The Analysis Tool is a simple command-line tool written in Java to compute different precision metrics from a given Excel file. It was originally developed for analyzing exported result files from LimeSurvey. Additionally, it was adpated to a certain structure used for analyzing and evaluating user competences. The input Excel files need to be in this certain structure which is described under [Excel structure] (../Analysis#Excel-Structure). However, the tool can be easily adopted to other LimeSurvey structures. Supported metrics are: Precision@k, Mean Average Precision (MAP) and normalized Discounted Cumulative Gain (nDCG).
The analysis tool requires Apache Ant and Apache Ivy and has been developed and tested with JAVA 8.
You can download the Analysis Tool including the source code form this Github Repository
The Analysis tool comes with a data folder where all Excel files have to be put in. (@ToDo: add data folder with sample file!) The first 8 columns are LimeSurvey specific columns:
- Response ID,
- Date submitted,
- Last page,
- Start language,
- Date started,
- Date last action,
- IP address,
- Referrer URL
These columns can be configured in LimeSurvey but the Analysis tool assumes that the full structures has been exported. Starting from column 9 the excel contains survey specific columns. In our case we had a survey with 50 question groups (competences) each consisting of 3 questions. While the first row displays the column headers, the second row contains the actual user responses.
Original competence rank | What is your competency with respect to Algorithm? | Comment |
---|---|---|
14 | Research - a topic that you know well and you are/have been doing research on |
Thus, in our example file a competence always spans 3 columns where the first column contains the actual rank which is hidden for the user, the second column denotes the user rating for a given competence and the third column contains user comments. In our case, the first two columns are always filled (mandatory) but comments are optional. In total the example structure comprises 50 competences which results in 150 + 8 final columns.
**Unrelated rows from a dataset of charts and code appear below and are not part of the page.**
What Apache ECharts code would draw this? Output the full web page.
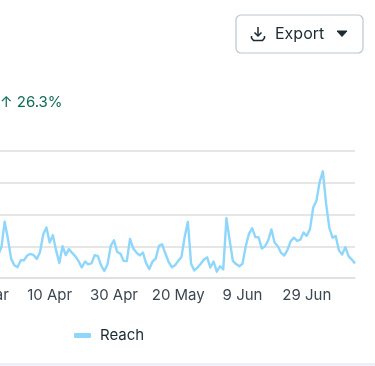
<!DOCTYPE html>
<html>
<head>
<meta charset="utf-8">
<style>html,body{margin:0;padding:0;background:#fff}#c{width:375px;height:366px}</style>
<script src="https://cdn.jsdelivr.net/npm/echarts@6/dist/echarts.min.js"></script>
</head>
<body>
<div id="c"></div>
<script>
const categories = [
'21 Mar','22 Mar','23 Mar','24 Mar','25 Mar','26 Mar','27 Mar','28 Mar','29 Mar','30 Mar','31 Mar',
'1 Apr','2 Apr','3 Apr','4 Apr','5 Apr','6 Apr','7 Apr','8 Apr','9 Apr','10 Apr','11 Apr','12 Apr','13 Apr','14 Apr','15 Apr','16 Apr','17 Apr','18 Apr','19 Apr','20 Apr','21 Apr','22 Apr','23 Apr','24 Apr','25 Apr','26 Apr','27 Apr','28 Apr','29 Apr','30 Apr',
'1 May','2 May','3 May','4 May','5 May','6 May','7 May','8 May','9 May','10 May','11 May','12 May','13 May','14 May','15 May','16 May','17 May','18 May','19 May','20 May','21 May','22 May','23 May','24 May','25 May','26 May','27 May','28 May','29 May','30 May','31 May',
'1 Jun','2 Jun','3 Jun','4 Jun','5 Jun','6 Jun','7 Jun','8 Jun','9 Jun','10 Jun','11 Jun','12 Jun','13 Jun','14 Jun','15 Jun','16 Jun','17 Jun','18 Jun','19 Jun','20 Jun','21 Jun','22 Jun','23 Jun','24 Jun','25 Jun','26 Jun','27 Jun','28 Jun','29 Jun','30 Jun',
'1 Jul','2 Jul','3 Jul','4 Jul','5 Jul','6 Jul','7 Jul','8 Jul','9 Jul','10 Jul','11 Jul','12 Jul','13 Jul','14 Jul'];
const reach = [
55,50,60,65,72,98,177,124,61,40,34,56,56,71,76,72,60,82,138,159,
112,135,87,47,100,72,91,79,68,53,33,52,43,46,72,69,40,22,43,101,
119,82,77,54,53,123,93,80,71,80,47,28,52,61,101,106,77,51,34,40,
54,66,129,177,45,24,33,45,58,65,33,52,20,37,27,188,119,54,44,37,
45,100,139,157,129,128,93,100,119,153,111,100,79,71,89,116,127,117,121,143,
133,154,222,243,303,336,235,159,127,132,87,74,97,69,58,46];
const seriesName = 'Reach';
const changeText = '↑ 26.3%';
const buttonText = 'Export';
const font = 'Inter';
const chart = echarts.init(document.getElementById('c'), null, {renderer:'canvas'});
chart.setOption({
  animation:false,
  backgroundColor:'#ffffff',
  textStyle:{fontFamily:font},
  grid:{left:-14.6,right:20,top:151,bottom:88,containLabel:false,outerBoundsMode:'none'},
  xAxis:{type:'category',boundaryGap:false,data:categories,
    axisTick:{show:false},
    axisLine:{show:true,lineStyle:{color:'#dedede',width:1.5}},
    axisLabel:{interval:19,color:'#3c4650',fontSize:15,margin:10,fontFamily:font,hideOverlap:false},
    splitLine:{show:false}},
  yAxis:{type:'value',min:0,max:400,interval:100,
    axisLabel:{show:false},axisLine:{show:false},axisTick:{show:false},
    splitLine:{lineStyle:{color:'#dedede',width:1.5}}},
  legend:{show:true,left:74,top:328,itemWidth:17,itemHeight:5,itemGap:9,icon:'roundRect',
    data:[{name:seriesName,itemStyle:{color:'#8fd6fb'}}],
    textStyle:{color:'#1c2b33',fontSize:15,fontFamily:font,padding:[0,0,0,4]},padding:0},
  series:[{type:'line',name:seriesName,data:reach,symbol:'none',smooth:false,clip:false,
    lineStyle:{color:'#8fd6fb',width:2.4,join:'round'},itemStyle:{color:'#8fd6fb'}}],
  graphic:[
    {type:'rect',silent:true,shape:{x:0,y:363,width:375,height:3},style:{fill:'#eef0f7'}},
    {type:'rect',silent:true,shape:{x:236,y:15,width:127,height:38,r:5},style:{fill:'#fff',stroke:'#bcc6cf',lineWidth:1.2}},
    {type:'polyline',silent:true,shape:{points:[[258,27],[258,36]]},style:{fill:'none',stroke:'#1c2b33',lineWidth:1.5}},
    {type:'polyline',silent:true,shape:{points:[[254.5,32.5],[258,36],[261.5,32.5]]},style:{fill:'none',stroke:'#1c2b33',lineWidth:1.5}},
    {type:'polyline',silent:true,shape:{points:[[251.5,36],[251.5,38],[253.5,40.5],[262.5,40.5],[264.5,38],[264.5,36]]},style:{fill:'none',stroke:'#1c2b33',lineWidth:1.5}},
    {type:'text',silent:true,x:275,y:34,style:{text:buttonText,fill:'#1c2b33',font:'16px '+font,textVerticalAlign:'middle'}},
    {type:'polygon',silent:true,shape:{points:[[337,31],[347,31],[342,36.5]]},style:{fill:'#1c2b33',stroke:'#1c2b33',lineWidth:1,lineJoin:'round'}},
    {type:'text',silent:true,x:0,y:102.5,style:{text:changeText,fill:'#0f6b58',font:'15px '+font,textVerticalAlign:'middle'}}
  ]
});
</script>
</body>
</html>
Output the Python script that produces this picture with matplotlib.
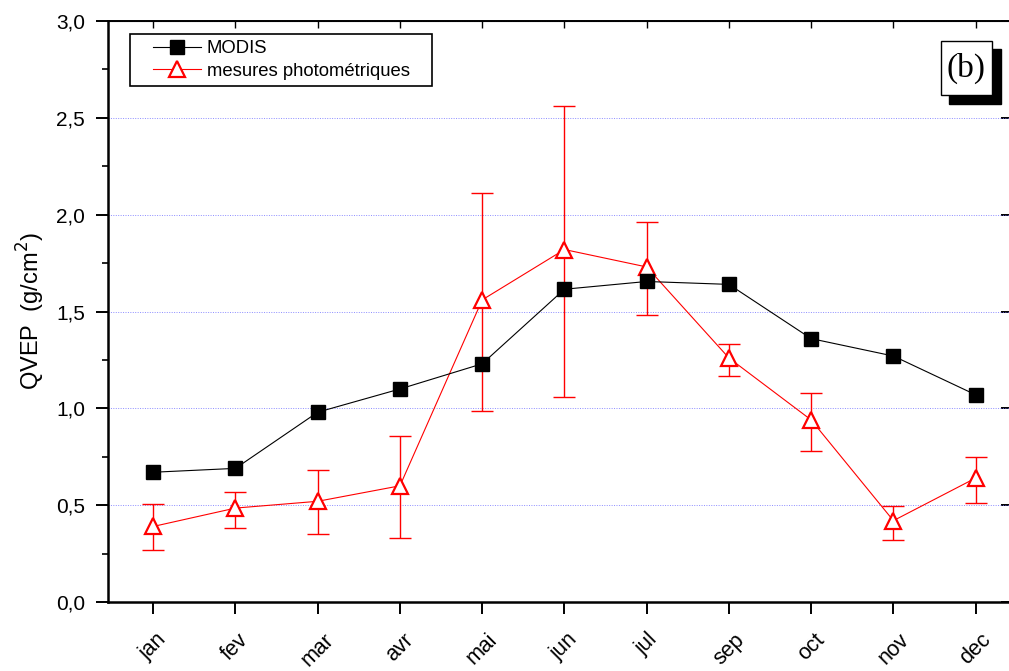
import matplotlib
matplotlib.use("Agg")
import matplotlib.pyplot as plt
from matplotlib.patches import Rectangle
from matplotlib.ticker import FuncFormatter, MultipleLocator
from matplotlib.transforms import ScaledTranslation

plt.rcParams['font.family'] = ['Liberation Sans', 'DejaVu Sans']

# -----------------------
# DATA
# -----------------------
months = ["jan", "fev", "mar", "avr", "mai", "jun", "jul", "sep", "oct", "nov", "dec"]
modis = [0.67, 0.69, 0.98, 1.10, 1.23, 1.615, 1.655, 1.64, 1.36, 1.27, 1.07]
photo = [0.39, 0.485, 0.52, 0.60, 1.56, 1.82, 1.73, 1.26, 0.94, 0.42, 0.64]
photo_hi = [0.505, 0.57, 0.68, 0.855, 2.11, 2.56, 1.96, 1.33, 1.08, 0.495, 0.75]
photo_lo = [0.27, 0.38, 0.35, 0.33, 0.985, 1.057, 1.48, 1.165, 0.78, 0.32, 0.51]

# -----------------------
# PLOT
# -----------------------
W, H = 1009, 671
fig = plt.figure(figsize=(W / 100, H / 100), dpi=100)
ax = fig.add_axes([108 / W, 1 - 602 / H, 903 / W, 581 / H])

x = list(range(len(months)))
err_lo = [p - l for p, l in zip(photo, photo_lo)]
err_hi = [h - p for p, h in zip(photo, photo_hi)]

ax.errorbar(x, photo, yerr=[err_lo, err_hi], fmt='none', ecolor='red',
            elinewidth=1.0, capsize=8, capthick=1.0, zorder=2)
ax.plot(x, photo, color='red', lw=0.8, marker='^', ms=11, mfc='white',
        mec='red', mew=1.6, label='mesures photométriques', zorder=3)
ax.plot(x, modis, color='black', lw=0.8, marker='s', ms=10, mfc='black',
        mec='black', label='MODIS', zorder=4)

ax.set_xlim(-0.55, 10.43)
ax.set_ylim(0, 3.0)

ax.yaxis.set_major_locator(MultipleLocator(0.5))
ax.yaxis.set_minor_locator(MultipleLocator(0.25))
ax.yaxis.set_major_formatter(FuncFormatter(lambda v, p: f"{v:.1f}".replace('.', ',')))
ax.set_xticks(x)
ax.set_xticklabels(months, rotation=45, ha='center')
shift = ScaledTranslation(-8 / 100, 0, fig.dpi_scale_trans)
for lab in ax.get_xticklabels():
    lab.set_transform(lab.get_transform() + shift)

ax.grid(axis='y', which='major', color='#7070ff', ls=(0, (1, 1.5)), lw=0.7, alpha=0.8)
ax.set_axisbelow(True)

for s in ['left', 'bottom']:
    ax.spines[s].set_linewidth(1.8)
ax.spines['top'].set_linewidth(1.4)
ax.spines['right'].set_linewidth(1.4)

ax.tick_params(axis='both', which='major', direction='out', length=8.6, width=1.4)
ax.tick_params(axis='y', which='major', pad=8, labelsize=15)
ax.tick_params(axis='y', which='minor', direction='out', length=4.5, width=1.2)
ax.tick_params(axis='x', which='major', pad=11, labelsize=15.5)

# inward ticks on top/right
ax_t = ax.secondary_xaxis('top')
ax_t.set_xticks(x)
ax_t.tick_params(direction='in', length=5, width=1.0, labeltop=False)
ax_r = ax.secondary_yaxis('right')
ax_r.yaxis.set_major_locator(MultipleLocator(0.5))
ax_r.tick_params(direction='in', length=7, width=1.4, labelright=False)

ax.set_ylabel("QVEP  (g/cm$^2$)", fontsize=17, labelpad=6)

# legend frame drawn by hand, legend text on top of it
ax.add_patch(Rectangle((130 / W, 1 - 86 / H), 302 / W, 52 / H,
                       transform=fig.transFigure, facecolor='white',
                       edgecolor='black', lw=1.2, zorder=4.8, clip_on=False))
handles, labels = ax.get_legend_handles_labels()
leg = ax.legend(handles[::-1], labels[::-1], loc='upper left',
                bbox_to_anchor=(153 / W, 1 - 40 / H), bbox_transform=fig.transFigure,
                fontsize=13.3, frameon=False,
                handlelength=2.6, handletextpad=0.3, borderpad=0,
                labelspacing=0.3, borderaxespad=0)
leg.set_zorder(6)

# (b) panel tag with shadow
ax.add_patch(Rectangle((949 / W, 1 - 104 / H), 52 / W, 55 / H,
                       transform=fig.transFigure, facecolor='black',
                       edgecolor='black', zorder=6, clip_on=False))
ax.add_patch(Rectangle((941 / W, 1 - 95 / H), 51 / W, 54 / H,
                       transform=fig.transFigure, facecolor='white',
                       edgecolor='black', lw=1.0, zorder=7, clip_on=False))
ax.text(966 / W, 1 - 68 / H, "(b)", family=['Liberation Serif', 'DejaVu Serif'],
        fontsize=24, ha='center', va='center', zorder=8, transform=fig.transFigure)

fig.savefig("out.png", dpi=100)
Start the tool with the Ant task
ant run
from the folder where the build.xml is located. The program will ask for which threshold you want to run the analysis. The threshold is related to the computation of Precision@k and Mean Average Precision and can be in the range of 0-3 refering to the three possible competence ratings Irrelevant (0), General (1), Technical (2), Research (3). Since Precision@k and MAP are binary metrics ( relevant/non-relevant), we need to define a threshold what should be considered as relevant. For instance, a threshold 0 would consider all ratings above 0 as relevant (all General, Technical, Research ratings). For an equal distribution a threshold of 1 would consider all ratings above 1 as relevant.
The tool creates a result folder and generates a new metrics file. It sorts the competences horizontally and computes the different metrics.